AIM OF THE EXERCISE: Find how many lines in the data below mention "that". Give the number only.

━━━━━━━━━━

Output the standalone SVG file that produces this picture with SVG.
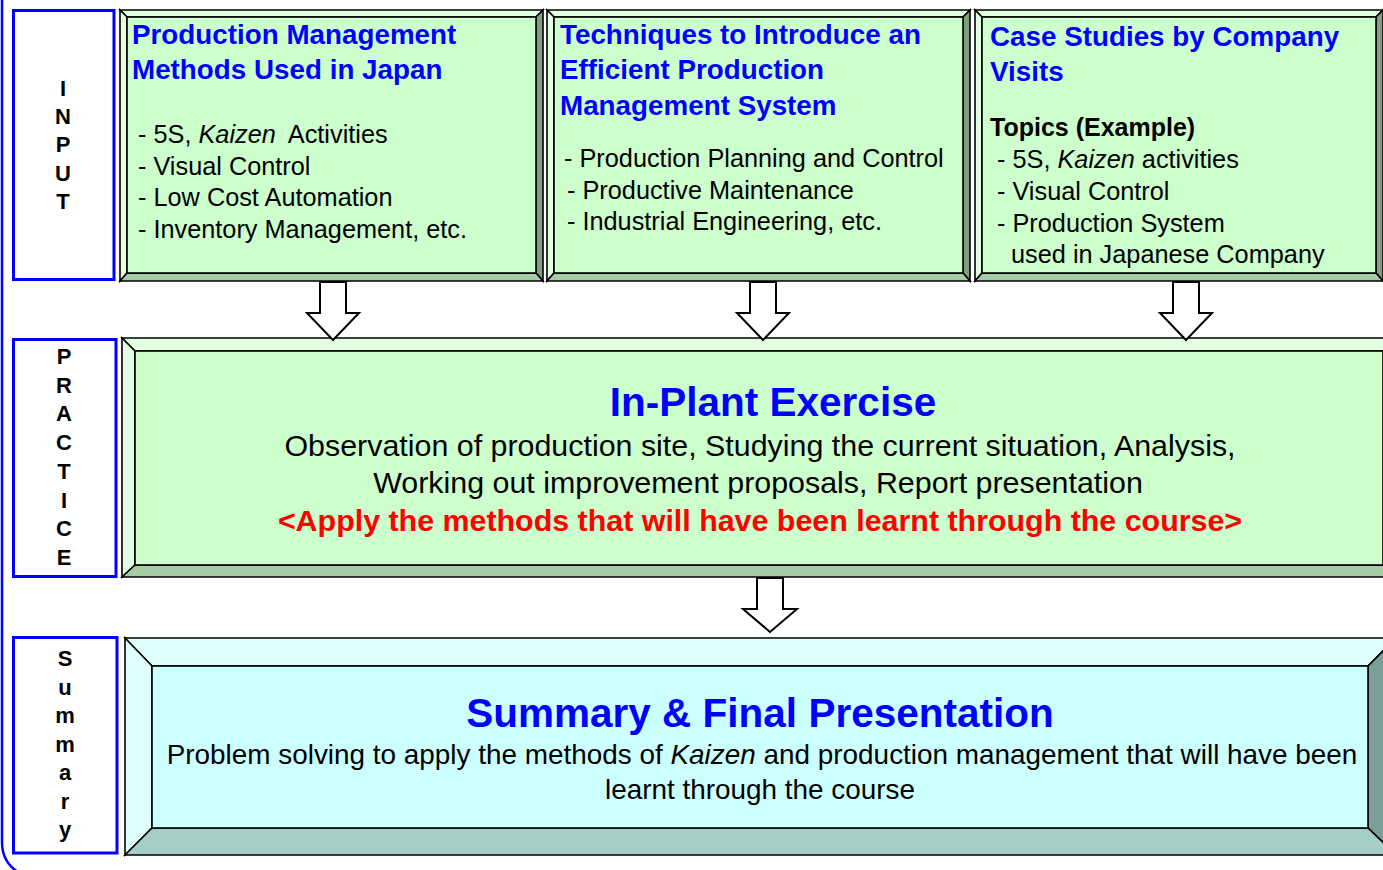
<svg xmlns="http://www.w3.org/2000/svg" width="1383" height="870" viewBox="0 0 1383 870">
<style>
text{font-family:"Liberation Sans",Arial,sans-serif}
.lbl{fill:none;stroke:#0000ff;stroke-width:3}
.lt{font-size:22px;font-weight:bold;fill:#000;text-anchor:middle}
.edge{stroke:#000;stroke-width:1.6;stroke-linejoin:miter}
.gL{fill:#e2ffe2}.gI{fill:#ccffcc}.gR{fill:#7f9f7f}.gB{fill:#a6cca6}
.cL{fill:#e0ffff}.cI{fill:#ccffff}.cR{fill:#7a9e9a}.cB{fill:#a5cecb}
.ttl{font-size:27.8px;font-weight:bold;fill:#0000ff}
.bul{font-size:25.3px;fill:#000}
.big{font-size:40.5px;font-weight:bold;fill:#0000ff;text-anchor:middle}
.desc{font-size:30.4px;fill:#000;text-anchor:middle}
.red{font-size:30.4px;font-weight:bold;fill:#ff0000;text-anchor:middle}
.sdesc{font-size:27.9px;fill:#000;text-anchor:middle}
.arr{fill:#fff;stroke:#000;stroke-width:2}
</style>
<path d="M2,0 V842 Q2,862 18,872" fill="none" stroke="#0000ff" stroke-width="2.5"/>

<g id="label-input">
<rect class="lbl" x="13.5" y="10.5" width="100.5" height="269"/>
<text class="lt" x="63" y="96">I</text>
<text class="lt" x="63" y="124">N</text>
<text class="lt" x="63" y="152">P</text>
<text class="lt" x="63" y="181">U</text>
<text class="lt" x="63" y="209">T</text>
</g>
<g id="label-practice">
<rect class="lbl" x="13.5" y="339.5" width="102.5" height="237"/>
<text class="lt" x="64" y="364">P</text>
<text class="lt" x="64" y="393">R</text>
<text class="lt" x="64" y="421">A</text>
<text class="lt" x="64" y="450">C</text>
<text class="lt" x="64" y="479">T</text>
<text class="lt" x="64" y="508">I</text>
<text class="lt" x="64" y="536">C</text>
<text class="lt" x="64" y="565">E</text>
</g>
<g id="label-summary">
<rect class="lbl" x="13.5" y="637.5" width="103.5" height="215.5"/>
<text class="lt" x="65" y="666">S</text>
<text class="lt" x="65" y="694.5">u</text>
<text class="lt" x="65" y="723">m</text>
<text class="lt" x="65" y="751.5">m</text>
<text class="lt" x="65" y="780">a</text>
<text class="lt" x="65" y="808.5">r</text>
<text class="lt" x="65" y="837">y</text>
</g>

<g id="box-methods">
<polygon class="gL edge" points="120,10 543,10 536,17 127,17"/>
<polygon class="gL edge" points="120,10 127,17 127,273 120,281"/>
<polygon class="gR edge" points="543,10 543,281 536,273 536,17"/>
<polygon class="gB edge" points="120,281 127,273 536,273 543,281"/>
<rect class="gI edge" x="127" y="17" width="409" height="256"/>
<text class="ttl" x="132" y="44">Production Management</text>
<text class="ttl" x="132" y="79">Methods Used in Japan</text>
<text class="bul" x="138" y="143">- 5S, <tspan font-style="italic">Kaizen</tspan><tspan dx="12">Activities</tspan></text>
<text class="bul" x="138" y="174.5">- Visual Control</text>
<text class="bul" x="138" y="206">- Low Cost Automation</text>
<text class="bul" x="138" y="238">- Inventory Management, etc.</text>
</g>

<g id="box-techniques">
<polygon class="gL edge" points="547,10 970,10 963,17 554,17"/>
<polygon class="gL edge" points="547,10 554,17 554,273 547,281"/>
<polygon class="gR edge" points="970,10 970,281 963,273 963,17"/>
<polygon class="gB edge" points="547,281 554,273 963,273 970,281"/>
<rect class="gI edge" x="554" y="17" width="409" height="256"/>
<text class="ttl" x="560" y="44">Techniques to Introduce an</text>
<text class="ttl" x="560" y="79">Efficient Production</text>
<text class="ttl" x="560" y="115">Management System</text>
<text class="bul" x="564" y="167">- Production Planning and Control</text>
<text class="bul" x="567" y="199">- Productive Maintenance</text>
<text class="bul" x="567" y="230">- Industrial Engineering, etc.</text>
</g>

<g id="box-cases">
<polygon class="gL edge" points="975,10 1383,10 1376,17 982,17"/>
<polygon class="gL edge" points="975,10 982,17 982,273 975,281"/>
<polygon class="gR edge" points="1383,10 1383,281 1376,273 1376,17"/>
<polygon class="gB edge" points="975,281 982,273 1376,273 1383,281"/>
<rect class="gI edge" x="982" y="17" width="394" height="256"/>
<text class="ttl" x="990" y="46">Case Studies by Company</text>
<text class="ttl" x="990" y="81">Visits</text>
<text x="990" y="136" style="font-size:25px;font-weight:bold;fill:#000">Topics (Example)</text>
<text class="bul" x="997" y="168">- 5S, <tspan font-style="italic">Kaizen</tspan> activities</text>
<text class="bul" x="997" y="200">- Visual Control</text>
<text class="bul" x="997" y="232">- Production System</text>
<text class="bul" x="1011" y="263">used in Japanese Company</text>
</g>

<g id="box-practice">
<polygon class="gL edge" points="122,338 1396,338 1383,351 135,351"/>
<polygon class="gL edge" points="122,338 135,351 135,565 122,577"/>
<polygon class="gR edge" points="1396,338 1396,577 1383,565 1383,351"/>
<polygon class="gB edge" points="122,577 135,565 1383,565 1396,577"/>
<rect class="gI edge" x="135" y="351" width="1248" height="214"/>
<text class="big" x="773" y="416">In-Plant Exercise</text>
<text class="desc" x="760" y="456">Observation of production site, Studying the current situation, Analysis,</text>
<text class="desc" x="758" y="493">Working out improvement proposals, Report presentation</text>
<text class="red" x="760" y="531">&lt;Apply the methods that will have been learnt through the course&gt;</text>
</g>

<g id="box-summary">
<polygon class="cL edge" points="125,638 1396,638 1368,666 152,666"/>
<polygon class="cL edge" points="125,638 152,666 152,828 125,855"/>
<polygon class="cR edge" points="1396,638 1396,855 1368,828 1368,666"/>
<polygon class="cB edge" points="125,855 152,828 1368,828 1396,855"/>
<rect class="cI edge" x="152" y="666" width="1216" height="162"/>
<text class="big" x="760" y="727">Summary &amp; Final Presentation</text>
<text class="sdesc" x="762" y="764">Problem solving to apply the methods of <tspan font-style="italic">Kaizen</tspan> and production management that will have been</text>
<text class="sdesc" x="760" y="799">learnt through the course</text>
</g>

<g id="connectors">
<polygon class="arr" points="320,282 346,282 346,313 359,313 333,340 307,313 320,313"/>
<polygon class="arr" points="750,282 776,282 776,313 789,313 763,340 737,313 750,313"/>
<polygon class="arr" points="1173,282 1199,282 1199,313 1212,313 1186,340 1160,313 1173,313"/>
<polygon class="arr" points="757,578 783,578 783,609 797,609 770,632 743,609 757,609"/>
</g>
</svg>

━━━━━━━━━━

TASK RESPONSE: 3